··· Recorded data

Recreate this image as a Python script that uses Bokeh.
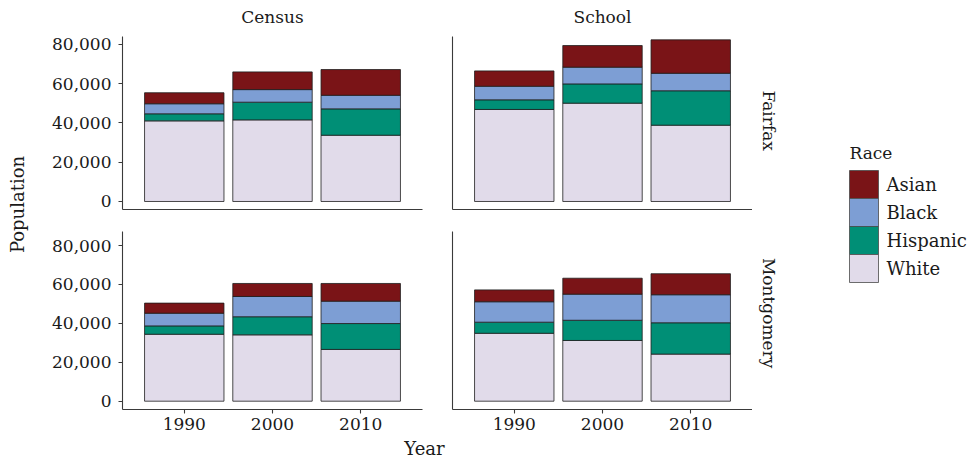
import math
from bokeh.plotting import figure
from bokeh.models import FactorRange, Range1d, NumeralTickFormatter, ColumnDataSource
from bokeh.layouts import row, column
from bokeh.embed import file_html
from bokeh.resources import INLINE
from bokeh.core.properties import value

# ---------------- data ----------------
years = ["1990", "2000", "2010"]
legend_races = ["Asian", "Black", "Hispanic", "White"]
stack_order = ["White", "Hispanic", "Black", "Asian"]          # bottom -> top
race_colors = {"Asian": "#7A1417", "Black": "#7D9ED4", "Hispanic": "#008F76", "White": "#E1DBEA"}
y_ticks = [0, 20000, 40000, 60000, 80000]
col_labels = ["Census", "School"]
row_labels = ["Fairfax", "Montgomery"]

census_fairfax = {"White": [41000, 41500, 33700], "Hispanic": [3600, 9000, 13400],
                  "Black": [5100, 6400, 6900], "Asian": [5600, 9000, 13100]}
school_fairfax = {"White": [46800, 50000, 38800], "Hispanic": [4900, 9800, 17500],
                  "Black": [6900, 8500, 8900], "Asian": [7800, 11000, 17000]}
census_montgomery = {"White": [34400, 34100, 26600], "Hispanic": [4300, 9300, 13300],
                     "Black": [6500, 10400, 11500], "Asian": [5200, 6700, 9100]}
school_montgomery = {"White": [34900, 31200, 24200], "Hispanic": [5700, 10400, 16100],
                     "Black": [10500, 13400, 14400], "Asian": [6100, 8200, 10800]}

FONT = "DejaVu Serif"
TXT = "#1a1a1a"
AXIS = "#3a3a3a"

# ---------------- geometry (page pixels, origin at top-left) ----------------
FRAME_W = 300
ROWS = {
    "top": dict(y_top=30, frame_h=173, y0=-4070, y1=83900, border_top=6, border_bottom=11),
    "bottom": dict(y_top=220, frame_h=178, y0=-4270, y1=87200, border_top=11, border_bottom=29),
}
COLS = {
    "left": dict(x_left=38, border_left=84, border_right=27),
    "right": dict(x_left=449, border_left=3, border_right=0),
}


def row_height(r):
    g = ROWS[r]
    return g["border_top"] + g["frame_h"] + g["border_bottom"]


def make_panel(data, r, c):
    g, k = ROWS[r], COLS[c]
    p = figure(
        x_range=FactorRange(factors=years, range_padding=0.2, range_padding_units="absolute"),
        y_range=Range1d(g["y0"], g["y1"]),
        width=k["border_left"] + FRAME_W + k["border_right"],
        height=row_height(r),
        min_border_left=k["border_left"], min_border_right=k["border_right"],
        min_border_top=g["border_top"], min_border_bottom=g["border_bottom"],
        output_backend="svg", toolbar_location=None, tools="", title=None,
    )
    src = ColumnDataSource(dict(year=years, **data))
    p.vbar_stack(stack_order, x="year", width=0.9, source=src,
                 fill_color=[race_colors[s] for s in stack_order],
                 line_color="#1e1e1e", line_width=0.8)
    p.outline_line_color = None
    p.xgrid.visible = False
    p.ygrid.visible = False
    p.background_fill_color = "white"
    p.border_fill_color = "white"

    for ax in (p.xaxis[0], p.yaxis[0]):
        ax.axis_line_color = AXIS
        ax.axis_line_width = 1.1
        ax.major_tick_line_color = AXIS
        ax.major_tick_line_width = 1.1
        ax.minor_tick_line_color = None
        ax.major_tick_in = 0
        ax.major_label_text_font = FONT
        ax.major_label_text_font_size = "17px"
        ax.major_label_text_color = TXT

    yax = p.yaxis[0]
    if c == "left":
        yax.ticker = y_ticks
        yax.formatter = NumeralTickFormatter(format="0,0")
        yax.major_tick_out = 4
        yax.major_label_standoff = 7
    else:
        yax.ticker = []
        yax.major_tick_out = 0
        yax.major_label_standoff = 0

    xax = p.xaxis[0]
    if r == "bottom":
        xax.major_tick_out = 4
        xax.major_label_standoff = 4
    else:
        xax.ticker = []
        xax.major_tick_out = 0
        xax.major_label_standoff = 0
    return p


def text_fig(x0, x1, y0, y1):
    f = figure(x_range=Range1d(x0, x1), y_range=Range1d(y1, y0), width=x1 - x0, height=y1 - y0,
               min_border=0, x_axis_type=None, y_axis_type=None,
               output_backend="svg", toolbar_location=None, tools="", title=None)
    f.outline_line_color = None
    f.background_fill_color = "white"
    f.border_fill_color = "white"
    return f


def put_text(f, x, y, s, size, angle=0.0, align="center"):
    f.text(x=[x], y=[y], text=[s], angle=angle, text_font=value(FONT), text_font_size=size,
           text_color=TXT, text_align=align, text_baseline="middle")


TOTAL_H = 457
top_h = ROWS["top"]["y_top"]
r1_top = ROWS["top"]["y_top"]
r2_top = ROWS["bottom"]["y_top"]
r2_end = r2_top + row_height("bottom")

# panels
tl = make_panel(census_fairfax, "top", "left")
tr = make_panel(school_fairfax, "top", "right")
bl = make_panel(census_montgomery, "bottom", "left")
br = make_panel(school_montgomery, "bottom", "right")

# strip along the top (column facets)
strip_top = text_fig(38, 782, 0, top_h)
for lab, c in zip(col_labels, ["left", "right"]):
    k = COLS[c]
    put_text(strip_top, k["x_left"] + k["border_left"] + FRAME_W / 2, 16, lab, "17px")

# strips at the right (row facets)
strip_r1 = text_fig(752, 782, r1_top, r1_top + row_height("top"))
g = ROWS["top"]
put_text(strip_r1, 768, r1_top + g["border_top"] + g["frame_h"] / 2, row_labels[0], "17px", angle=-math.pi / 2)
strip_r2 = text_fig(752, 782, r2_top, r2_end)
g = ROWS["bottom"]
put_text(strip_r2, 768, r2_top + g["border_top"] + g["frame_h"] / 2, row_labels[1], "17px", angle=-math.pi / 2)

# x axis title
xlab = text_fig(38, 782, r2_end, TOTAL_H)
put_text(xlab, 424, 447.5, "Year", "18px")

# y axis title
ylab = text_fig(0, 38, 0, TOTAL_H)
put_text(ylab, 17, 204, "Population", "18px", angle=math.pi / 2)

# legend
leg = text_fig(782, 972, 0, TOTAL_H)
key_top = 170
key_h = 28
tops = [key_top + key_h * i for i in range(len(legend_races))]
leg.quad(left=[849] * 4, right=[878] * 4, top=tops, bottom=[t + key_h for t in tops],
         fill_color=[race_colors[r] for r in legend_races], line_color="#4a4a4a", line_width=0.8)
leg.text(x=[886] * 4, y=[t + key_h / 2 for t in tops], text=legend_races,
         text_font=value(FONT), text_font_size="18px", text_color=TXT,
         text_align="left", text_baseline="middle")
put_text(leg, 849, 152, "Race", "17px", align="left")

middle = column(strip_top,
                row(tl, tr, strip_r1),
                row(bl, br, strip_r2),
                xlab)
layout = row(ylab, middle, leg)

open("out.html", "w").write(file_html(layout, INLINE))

······

Aim of the exercise - Transcribe the material as is, with images omitted.

Output -
Recreate this image as a Python script that uses Bokeh.
import math
from bokeh.plotting import figure
from bokeh.models import FactorRange, Range1d, NumeralTickFormatter, ColumnDataSource
from bokeh.layouts import row, column
from bokeh.embed import file_html
from bokeh.resources import INLINE
from bokeh.core.properties import value

# ---------------- data ----------------
years = ["1990", "2000", "2010"]
legend_races = ["Asian", "Black", "Hispanic", "White"]
stack_order = ["White", "Hispanic", "Black", "Asian"]          # bottom -> top
race_colors = {"Asian": "#7A1417", "Black": "#7D9ED4", "Hispanic": "#008F76", "White": "#E1DBEA"}
y_ticks = [0, 20000, 40000, 60000, 80000]
col_labels = ["Census", "School"]
row_labels = ["Fairfax", "Montgomery"]

census_fairfax = {"White": [41000, 41500, 33700], "Hispanic": [3600, 9000, 13400],
                  "Black": [5100, 6400, 6900], "Asian": [5600, 9000, 13100]}
school_fairfax = {"White": [46800, 50000, 38800], "Hispanic": [4900, 9800, 17500],
                  "Black": [6900, 8500, 8900], "Asian": [7800, 11000, 17000]}
census_montgomery = {"White": [34400, 34100, 26600], "Hispanic": [4300, 9300, 13300],
                     "Black": [6500, 10400, 11500], "Asian": [5200, 6700, 9100]}
school_montgomery = {"White": [34900, 31200, 24200], "Hispanic": [5700, 10400, 16100],
                     "Black": [10500, 13400, 14400], "Asian": [6100, 8200, 10800]}

FONT = "DejaVu Serif"
TXT = "#1a1a1a"
AXIS = "#3a3a3a"

# ---------------- geometry (page pixels, origin at top-left) ----------------
FRAME_W = 300
ROWS = {
    "top": dict(y_top=30, frame_h=173, y0=-4070, y1=83900, border_top=6, border_bottom=11),
    "bottom": dict(y_top=220, frame_h=178, y0=-4270, y1=87200, border_top=11, border_bottom=29),
}
COLS = {
    "left": dict(x_left=38, border_left=84, border_right=27),
    "right": dict(x_left=449, border_left=3, border_right=0),
}


def row_height(r):
    g = ROWS[r]
    return g["border_top"] + g["frame_h"] + g["border_bottom"]


def make_panel(data, r, c):
    g, k = ROWS[r], COLS[c]
    p = figure(
        x_range=FactorRange(factors=years, range_padding=0.2, range_padding_units="absolute"),
        y_range=Range1d(g["y0"], g["y1"]),
        width=k["border_left"] + FRAME_W + k["border_right"],
        height=row_height(r),
        min_border_left=k["border_left"], min_border_right=k["border_right"],
        min_border_top=g["border_top"], min_border_bottom=g["border_bottom"],
        output_backend="svg", toolbar_location=None, tools="", title=None,
    )
    src = ColumnDataSource(dict(year=years, **data))
    p.vbar_stack(stack_order, x="year", width=0.9, source=src,
                 fill_color=[race_colors[s] for s in stack_order],
                 line_color="#1e1e1e", line_width=0.8)
    p.outline_line_color = None
    p.xgrid.visible = False
    p.ygrid.visible = False
    p.background_fill_color = "white"
    p.border_fill_color = "white"

    for ax in (p.xaxis[0], p.yaxis[0]):
        ax.axis_line_color = AXIS
        ax.axis_line_width = 1.1
        ax.major_tick_line_color = AXIS
        ax.major_tick_line_width = 1.1
        ax.minor_tick_line_color = None
        ax.major_tick_in = 0
        ax.major_label_text_font = FONT
        ax.major_label_text_font_size = "17px"
        ax.major_label_text_color = TXT

    yax = p.yaxis[0]
    if c == "left":
        yax.ticker = y_ticks
        yax.formatter = NumeralTickFormatter(format="0,0")
        yax.major_tick_out = 4
        yax.major_label_standoff = 7
    else:
        yax.ticker = []
        yax.major_tick_out = 0
        yax.major_label_standoff = 0

    xax = p.xaxis[0]
    if r == "bottom":
        xax.major_tick_out = 4
        xax.major_label_standoff = 4
    else:
        xax.ticker = []
        xax.major_tick_out = 0
        xax.major_label_standoff = 0
    return p


def text_fig(x0, x1, y0, y1):
    f = figure(x_range=Range1d(x0, x1), y_range=Range1d(y1, y0), width=x1 - x0, height=y1 - y0,
               min_border=0, x_axis_type=None, y_axis_type=None,
               output_backend="svg", toolbar_location=None, tools="", title=None)
    f.outline_line_color = None
    f.background_fill_color = "white"
    f.border_fill_color = "white"
    return f


def put_text(f, x, y, s, size, angle=0.0, align="center"):
    f.text(x=[x], y=[y], text=[s], angle=angle, text_font=value(FONT), text_font_size=size,
           text_color=TXT, text_align=align, text_baseline="middle")


TOTAL_H = 457
top_h = ROWS["top"]["y_top"]
r1_top = ROWS["top"]["y_top"]
r2_top = ROWS["bottom"]["y_top"]
r2_end = r2_top + row_height("bottom")

# panels
tl = make_panel(census_fairfax, "top", "left")
tr = make_panel(school_fairfax, "top", "right")
bl = make_panel(census_montgomery, "bottom", "left")
br = make_panel(school_montgomery, "bottom", "right")

# strip along the top (column facets)
strip_top = text_fig(38, 782, 0, top_h)
for lab, c in zip(col_labels, ["left", "right"]):
    k = COLS[c]
    put_text(strip_top, k["x_left"] + k["border_left"] + FRAME_W / 2, 16, lab, "17px")

# strips at the right (row facets)
strip_r1 = text_fig(752, 782, r1_top, r1_top + row_height("top"))
g = ROWS["top"]
put_text(strip_r1, 768, r1_top + g["border_top"] + g["frame_h"] / 2, row_labels[0], "17px", angle=-math.pi / 2)
strip_r2 = text_fig(752, 782, r2_top, r2_end)
g = ROWS["bottom"]
put_text(strip_r2, 768, r2_top + g["border_top"] + g["frame_h"] / 2, row_labels[1], "17px", angle=-math.pi / 2)

# x axis title
xlab = text_fig(38, 782, r2_end, TOTAL_H)
put_text(xlab, 424, 447.5, "Year", "18px")

# y axis title
ylab = text_fig(0, 38, 0, TOTAL_H)
put_text(ylab, 17, 204, "Population", "18px", angle=math.pi / 2)

# legend
leg = text_fig(782, 972, 0, TOTAL_H)
key_top = 170
key_h = 28
tops = [key_top + key_h * i for i in range(len(legend_races))]
leg.quad(left=[849] * 4, right=[878] * 4, top=tops, bottom=[t + key_h for t in tops],
         fill_color=[race_colors[r] for r in legend_races], line_color="#4a4a4a", line_width=0.8)
leg.text(x=[886] * 4, y=[t + key_h / 2 for t in tops], text=legend_races,
         text_font=value(FONT), text_font_size="18px", text_color=TXT,
         text_align="left", text_baseline="middle")
put_text(leg, 849, 152, "Race", "17px", align="left")

middle = column(strip_top,
                row(tl, tr, strip_r1),
                row(bl, br, strip_r2),
                xlab)
layout = row(ylab, middle, leg)

open("out.html", "w").write(file_html(layout, INLINE))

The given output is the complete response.